In March 2004, the House of Representatives overwhelmingly passed H.Res. 530, sponsored by Congressman Christopher Smith. The resolution urges that the appropriate representative of the United States to the 60th Session of the UN Commission on Human Rights introduce a resolution calling upon China to end its human rights violations, including religious oppression. The forced cancellations of the Commissions’ two trips to China were mentioned in the congressional resolution and in several floor speeches during House passage of the legislation.

The Commission has met with Chinese human rights and religious leaders including those representing Buddhists, Muslims, Protestants, Catholics, and various spiritual movements, including Falun Gong.

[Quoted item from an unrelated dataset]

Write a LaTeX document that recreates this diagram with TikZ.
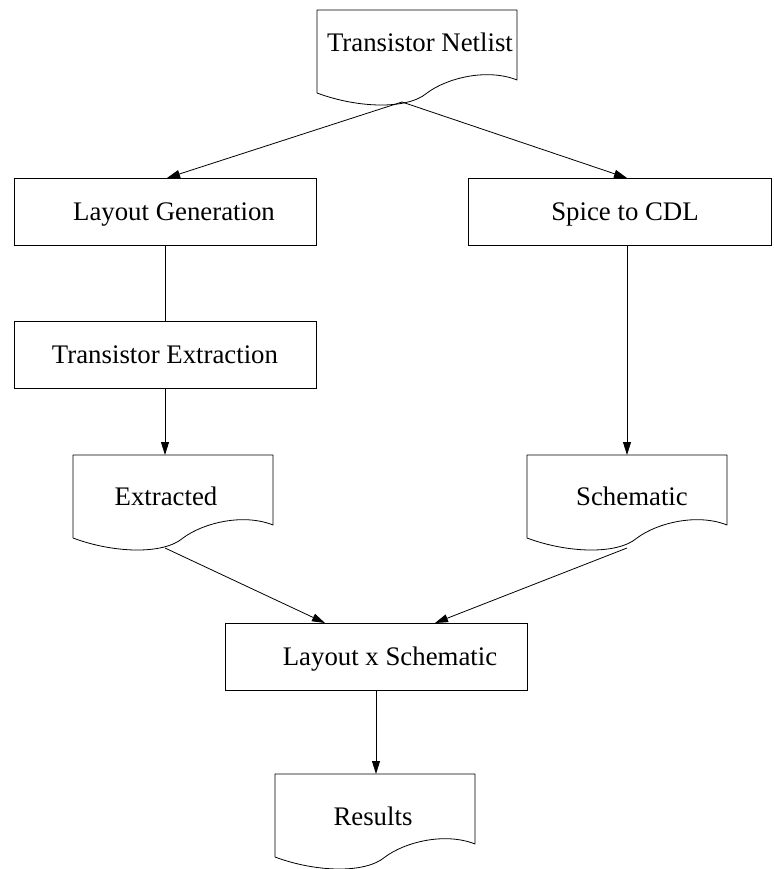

In addition to recommending that China be designated as a CPC, the Commission has recommended that the U.S. government should:

· ensure that efforts to promote religious freedom in China are integrated into the mechanisms of dialogue and cooperation with the Chinese government at all levels, across all departments of the U.S. government, and on all issues, including security and counter-terrorism;

· urge the Chinese government to end its current crackdown on religious and spiritual groups throughout China, including harassment, surveillance, arrest, and detention of persons on account of their manifestation of religion or belief; the detention, torture, and ill-treatment of persons in prisons, labor camps, psychiatric facilities, and other places of confinement; and the coercion of individuals to renounce or condemn any religion or belief;

· urge the Chinese government to change its system of laws, policies, and practices that govern religious and spiritual organizations and activities, and hold accountable violators of the right to freedom of religion and belief and the human rights of religious believers;

· urge the Chinese government to respect fully the universality of the right to freedom of religion or belief and other human rights and ratify the International Covenant on Civil and Political Rights;

· undertake to strengthen scrutiny by international and U.S. bodies of China’s human rights practices and the implementation of its international obligations;

· prohibit U.S. companies doing business in China from engaging in practices that would constitute or facilitate violations of religious freedom or discrimination on the basis of religion or belief;

· raise the profile of the conditions of Uighur Muslims by addressing religious freedom and human rights concerns in bilateral talks; by increasing the number of educational opportunities in the United States available to Uighurs; and by increasing radio broadcasts in the Uighur language;

· endeavor to establish an official U.S. government presence, such as a consulate, in Lhasa, Tibet and Urumqi, Xinjiang, in order to monitor religious freedom and other human rights;

· expand rule of law programs to include regular “dialogues” on religion and law with U.S. government representatives, academic experts, and members of the Commission with a commensurate delegation from China;

· support exchanges between a diverse segment of Chinese government officials and academic experts and U.S. scholars, experts, representatives of religious communities and non-governmental organizations regarding the relationship between religion and the state, the role of religion in society, international standards relating to the right to freedom of religion and belief, and the importance and benefits of upholding human rights, including religious freedom; and

· continue to promote Hong Kong’s high degree of autonomy under Chinese sovereignty by:

--urge the Chinese government to uphold the “one country, two systems” concept by allowing the Hong Kong people and their elected government officials to have a voice in the determination of the pace and scope of advances toward direct elections and the protection of human rights, including religious freedom; and

--opposing introduction of any “national security” provision to the Basic Law that would suppress internationally recognized human rights, including the right to freedom of religion or belief and freedom of expression.